The HARK system actually goes beyond normal human listening capabilities, because it can listen to several sources at once, and not just focus on a particular single sound source. While focusing on a single voice among many is known as the “cocktail party effect“, Okuno calls the ability to focus on multiple voices at once the “Prince Shotoku Effect”. According to Japanese legend, Prince Shotoku listened to 10 people’s petitions at the same time.
In their demonstration, modified ASIMO’s ability is being used to judge the vocal variation of rock-paper-scissors game, where three people call out their choices at once.
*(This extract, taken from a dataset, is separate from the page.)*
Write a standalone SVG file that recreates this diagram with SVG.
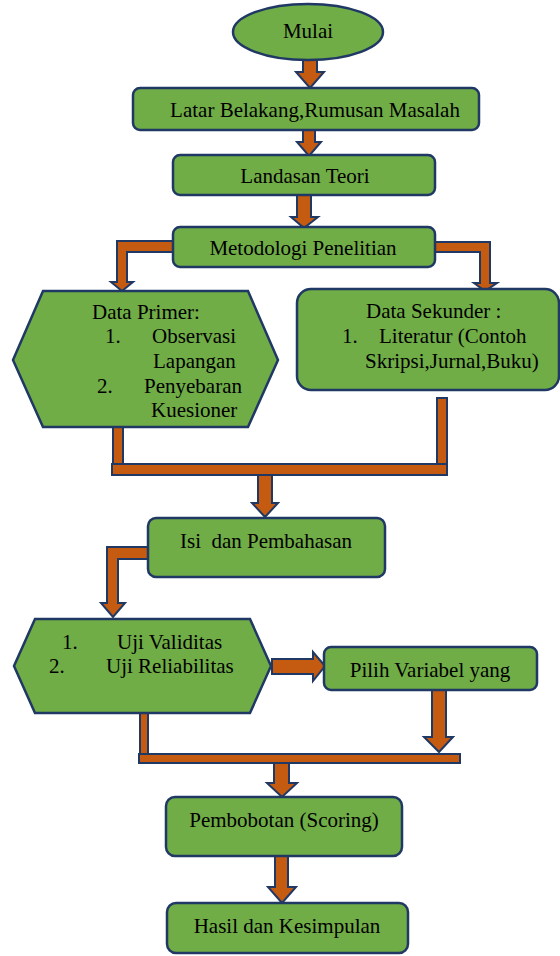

It might seem simple, but the number of voices and the complexity of the sentences the software can deal with should grow in future. The array of eight microphones is placed around the ASIMO’s face and body, helping the software to accurately detect and isolate simultaneous voices. “The number of sound sources and their directions are not given to the system in advance,” says Nakadai.
Rock-paper-scissors uses a small vocabulary, making the task easier. When Okuno and Nakadai tried using their software to follow several complicated sentences at once, as three people shouted out restaurant orders, it could only identify 30 to 40 percent of what was said. Before we can match the performance of human listeners in ‘cocktail party’ situations.